YELLOWSTONE NATIONAL PARK - Yellowstone is home to an active super-volcano. When it last erupted more than 600,000 years ago, it was thousands of times larger than the eruption of Mount St. Helens.

Yellowstone was created as the world’s first national park in 1872 because Congress was impressed with its amazing thermal features. Indeed, Yellowstone has the largest concentration of thermals in the world, and people come from all over the world to see them.

The geysers, fumaroles, and hot springs are part of one of the world’s largest active super-volcano.

Dr. Robert Smith is considered a leading expert on Yellowstone’s super-volcano. He started studying the park’s geology in the 1950s. He is the only person to photograph Steamboat - the world's tallest geyser -from the air when it erupted on July 6, 1984.

Smith said his plane was running out of fuel and he was about to return to West Yellowstone when he took the picture of the eruption.

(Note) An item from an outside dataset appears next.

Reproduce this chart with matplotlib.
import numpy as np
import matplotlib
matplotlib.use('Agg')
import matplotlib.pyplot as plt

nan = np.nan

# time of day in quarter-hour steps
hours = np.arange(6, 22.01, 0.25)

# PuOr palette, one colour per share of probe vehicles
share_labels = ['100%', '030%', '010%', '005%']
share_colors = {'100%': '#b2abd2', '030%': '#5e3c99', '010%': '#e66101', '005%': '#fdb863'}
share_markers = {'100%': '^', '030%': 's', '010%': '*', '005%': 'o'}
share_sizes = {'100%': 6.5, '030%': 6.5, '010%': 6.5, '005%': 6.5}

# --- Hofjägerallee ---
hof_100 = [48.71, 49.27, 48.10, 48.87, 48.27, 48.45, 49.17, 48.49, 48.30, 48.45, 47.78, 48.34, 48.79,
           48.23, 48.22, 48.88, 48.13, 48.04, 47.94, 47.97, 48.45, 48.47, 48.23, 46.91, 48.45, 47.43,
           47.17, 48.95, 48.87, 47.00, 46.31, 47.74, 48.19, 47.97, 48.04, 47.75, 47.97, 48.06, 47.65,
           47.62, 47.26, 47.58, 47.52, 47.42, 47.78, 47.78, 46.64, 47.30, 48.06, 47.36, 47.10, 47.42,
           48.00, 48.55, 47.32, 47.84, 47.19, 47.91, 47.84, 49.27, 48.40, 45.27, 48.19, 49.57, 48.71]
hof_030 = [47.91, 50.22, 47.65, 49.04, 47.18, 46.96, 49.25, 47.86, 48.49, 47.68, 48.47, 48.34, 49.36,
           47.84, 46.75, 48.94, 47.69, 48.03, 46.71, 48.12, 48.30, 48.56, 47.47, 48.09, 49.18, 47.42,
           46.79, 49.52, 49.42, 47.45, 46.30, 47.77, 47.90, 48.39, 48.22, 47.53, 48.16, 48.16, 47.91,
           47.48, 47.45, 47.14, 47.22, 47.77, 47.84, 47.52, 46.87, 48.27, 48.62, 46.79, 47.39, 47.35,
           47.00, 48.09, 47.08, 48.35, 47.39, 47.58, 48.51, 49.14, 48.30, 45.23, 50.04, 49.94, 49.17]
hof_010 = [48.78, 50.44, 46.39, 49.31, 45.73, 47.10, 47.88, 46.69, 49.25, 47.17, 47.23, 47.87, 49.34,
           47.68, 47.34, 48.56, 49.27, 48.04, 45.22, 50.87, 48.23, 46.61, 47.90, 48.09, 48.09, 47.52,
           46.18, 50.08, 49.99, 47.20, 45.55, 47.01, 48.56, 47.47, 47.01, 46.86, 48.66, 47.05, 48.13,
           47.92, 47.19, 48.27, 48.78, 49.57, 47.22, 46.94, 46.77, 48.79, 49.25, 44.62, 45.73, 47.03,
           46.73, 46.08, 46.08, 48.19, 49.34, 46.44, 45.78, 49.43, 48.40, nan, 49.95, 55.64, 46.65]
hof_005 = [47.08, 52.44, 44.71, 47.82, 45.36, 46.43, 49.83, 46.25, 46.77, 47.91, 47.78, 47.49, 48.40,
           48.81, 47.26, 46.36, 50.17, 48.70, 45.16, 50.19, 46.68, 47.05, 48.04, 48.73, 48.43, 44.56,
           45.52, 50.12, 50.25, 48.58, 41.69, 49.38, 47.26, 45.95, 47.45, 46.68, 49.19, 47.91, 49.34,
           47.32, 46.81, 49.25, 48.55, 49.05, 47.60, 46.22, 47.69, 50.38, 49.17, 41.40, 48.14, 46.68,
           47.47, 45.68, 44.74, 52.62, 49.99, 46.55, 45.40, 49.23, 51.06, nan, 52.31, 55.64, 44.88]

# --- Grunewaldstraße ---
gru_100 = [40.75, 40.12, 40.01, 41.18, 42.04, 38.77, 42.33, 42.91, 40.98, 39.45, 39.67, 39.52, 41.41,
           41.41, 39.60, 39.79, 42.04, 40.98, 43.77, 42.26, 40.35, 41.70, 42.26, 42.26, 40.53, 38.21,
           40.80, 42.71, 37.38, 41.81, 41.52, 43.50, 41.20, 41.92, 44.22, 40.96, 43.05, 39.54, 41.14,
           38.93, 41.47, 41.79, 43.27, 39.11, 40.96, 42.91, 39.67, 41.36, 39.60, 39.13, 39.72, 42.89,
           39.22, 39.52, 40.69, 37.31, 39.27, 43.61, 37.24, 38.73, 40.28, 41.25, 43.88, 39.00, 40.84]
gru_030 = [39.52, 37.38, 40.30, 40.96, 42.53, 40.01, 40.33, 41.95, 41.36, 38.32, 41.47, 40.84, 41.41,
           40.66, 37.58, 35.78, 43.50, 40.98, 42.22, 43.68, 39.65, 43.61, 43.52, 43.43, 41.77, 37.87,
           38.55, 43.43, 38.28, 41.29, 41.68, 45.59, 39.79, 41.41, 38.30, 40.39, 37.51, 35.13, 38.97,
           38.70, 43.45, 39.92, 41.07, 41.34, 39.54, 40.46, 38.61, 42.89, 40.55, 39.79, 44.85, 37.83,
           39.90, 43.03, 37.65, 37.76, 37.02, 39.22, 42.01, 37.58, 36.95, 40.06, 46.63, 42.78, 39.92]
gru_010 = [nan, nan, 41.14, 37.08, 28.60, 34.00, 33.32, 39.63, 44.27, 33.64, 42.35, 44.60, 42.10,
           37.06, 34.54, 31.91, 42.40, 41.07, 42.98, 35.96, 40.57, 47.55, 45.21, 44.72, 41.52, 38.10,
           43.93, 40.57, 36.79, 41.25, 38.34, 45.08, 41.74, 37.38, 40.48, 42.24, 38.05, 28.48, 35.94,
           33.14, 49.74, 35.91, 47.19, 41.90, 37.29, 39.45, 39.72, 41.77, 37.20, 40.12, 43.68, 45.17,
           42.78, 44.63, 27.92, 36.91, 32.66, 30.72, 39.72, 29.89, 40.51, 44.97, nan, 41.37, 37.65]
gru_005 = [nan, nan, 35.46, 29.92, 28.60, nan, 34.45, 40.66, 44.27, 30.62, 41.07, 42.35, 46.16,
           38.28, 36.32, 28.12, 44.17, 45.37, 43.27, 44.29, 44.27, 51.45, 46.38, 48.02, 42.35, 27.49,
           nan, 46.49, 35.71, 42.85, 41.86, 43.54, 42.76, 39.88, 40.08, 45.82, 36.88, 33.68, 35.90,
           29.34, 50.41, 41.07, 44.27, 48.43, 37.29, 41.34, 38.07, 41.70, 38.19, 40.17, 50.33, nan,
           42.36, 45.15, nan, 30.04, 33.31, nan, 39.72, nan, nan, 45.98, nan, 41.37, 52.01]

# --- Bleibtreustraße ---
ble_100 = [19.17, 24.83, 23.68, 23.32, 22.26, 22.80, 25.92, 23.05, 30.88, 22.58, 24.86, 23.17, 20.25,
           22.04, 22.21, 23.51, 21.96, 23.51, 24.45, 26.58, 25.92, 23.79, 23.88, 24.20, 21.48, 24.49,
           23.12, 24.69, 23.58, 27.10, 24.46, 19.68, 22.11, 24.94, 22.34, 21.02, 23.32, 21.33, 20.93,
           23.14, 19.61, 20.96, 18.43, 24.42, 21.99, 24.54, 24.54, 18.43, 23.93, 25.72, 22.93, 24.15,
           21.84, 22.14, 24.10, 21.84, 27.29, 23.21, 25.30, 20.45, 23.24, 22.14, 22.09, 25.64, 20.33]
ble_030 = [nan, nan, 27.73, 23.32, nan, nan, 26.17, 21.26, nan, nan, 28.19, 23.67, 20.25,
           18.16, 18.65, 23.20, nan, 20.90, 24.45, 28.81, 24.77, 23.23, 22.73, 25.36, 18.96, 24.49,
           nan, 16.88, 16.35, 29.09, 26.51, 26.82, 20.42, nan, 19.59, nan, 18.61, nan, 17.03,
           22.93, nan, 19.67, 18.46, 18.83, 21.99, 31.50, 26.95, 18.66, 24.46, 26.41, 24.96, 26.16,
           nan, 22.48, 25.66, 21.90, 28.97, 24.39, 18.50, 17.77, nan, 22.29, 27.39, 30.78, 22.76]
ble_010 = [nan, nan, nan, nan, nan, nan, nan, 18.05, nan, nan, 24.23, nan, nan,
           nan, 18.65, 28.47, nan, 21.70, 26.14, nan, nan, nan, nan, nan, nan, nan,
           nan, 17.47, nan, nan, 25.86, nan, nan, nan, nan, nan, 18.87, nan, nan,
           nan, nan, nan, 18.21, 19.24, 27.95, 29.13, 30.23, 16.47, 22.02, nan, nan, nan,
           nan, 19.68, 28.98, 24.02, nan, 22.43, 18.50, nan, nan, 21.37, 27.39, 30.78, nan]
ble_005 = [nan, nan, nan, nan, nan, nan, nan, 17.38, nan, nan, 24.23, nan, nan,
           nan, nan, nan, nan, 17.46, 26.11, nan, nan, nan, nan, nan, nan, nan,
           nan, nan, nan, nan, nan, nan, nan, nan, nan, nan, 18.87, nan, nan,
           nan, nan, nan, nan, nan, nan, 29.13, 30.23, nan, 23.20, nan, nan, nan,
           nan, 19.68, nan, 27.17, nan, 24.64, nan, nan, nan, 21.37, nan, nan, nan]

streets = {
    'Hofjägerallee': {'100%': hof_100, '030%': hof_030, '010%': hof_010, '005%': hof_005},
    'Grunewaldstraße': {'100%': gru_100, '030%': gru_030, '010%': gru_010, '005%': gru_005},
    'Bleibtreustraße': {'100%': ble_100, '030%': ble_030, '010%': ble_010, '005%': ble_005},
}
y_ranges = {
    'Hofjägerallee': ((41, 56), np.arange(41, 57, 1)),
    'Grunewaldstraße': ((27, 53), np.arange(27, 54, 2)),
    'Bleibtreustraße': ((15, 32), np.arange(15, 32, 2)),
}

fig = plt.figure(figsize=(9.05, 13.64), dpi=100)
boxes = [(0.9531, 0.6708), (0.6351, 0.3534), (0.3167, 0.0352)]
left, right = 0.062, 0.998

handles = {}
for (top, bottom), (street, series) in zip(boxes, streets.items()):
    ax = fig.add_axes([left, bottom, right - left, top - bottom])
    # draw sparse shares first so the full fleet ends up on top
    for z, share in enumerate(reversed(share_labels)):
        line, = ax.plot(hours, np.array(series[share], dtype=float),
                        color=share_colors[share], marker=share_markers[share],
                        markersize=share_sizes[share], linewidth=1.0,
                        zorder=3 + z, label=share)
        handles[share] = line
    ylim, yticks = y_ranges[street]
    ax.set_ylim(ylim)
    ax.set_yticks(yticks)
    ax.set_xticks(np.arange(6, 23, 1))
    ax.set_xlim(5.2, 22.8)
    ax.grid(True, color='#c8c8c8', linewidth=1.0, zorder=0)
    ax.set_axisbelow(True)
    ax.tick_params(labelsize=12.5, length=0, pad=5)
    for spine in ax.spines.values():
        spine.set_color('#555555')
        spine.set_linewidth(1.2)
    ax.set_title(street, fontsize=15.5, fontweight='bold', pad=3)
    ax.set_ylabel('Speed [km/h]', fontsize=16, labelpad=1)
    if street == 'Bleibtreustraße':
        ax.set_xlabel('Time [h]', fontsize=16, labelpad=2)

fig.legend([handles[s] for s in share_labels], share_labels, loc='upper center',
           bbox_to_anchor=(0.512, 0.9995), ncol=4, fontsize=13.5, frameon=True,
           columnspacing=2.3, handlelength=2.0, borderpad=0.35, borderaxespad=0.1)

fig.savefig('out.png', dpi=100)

“It’s a very spectacular picture because it shows the water height, about 500 feet, and then the steam height, about another 500 feet, and there was a mist cloud about another 500 feet above that,” Smith said.

In 2014, Smith’s studies revealed the magma pool beneath the super-volcano was much larger than previously thought.

“Before we thought it was 20 kilometers long," Smith said in 2014. "We discovered just this year that it’s two and a half times bigger. Two point five times. It’s 90 kilometers long.”

People were concerned it meant the super-volcano might erupt again, sooner than previously thought.

In numerous interviews, Smith reassured them that was not the case.

“The probability of a large, giant eruption is point zero-zero-zero-one-four percent per year,” he said.

So dying from the big one is not likely anytime soon. But Smith pointed out that Yellowstone area geologic features can kill.

How?

The deadliest threat is from earthquakes.

Said Smith: “In 1959 the Hebgen Lake Earthquake ruptured only a fault that was 40 kilometers long. It killed 28 people. But these things dominate the hazard. They are 95% of the total risks of Yellowstone.”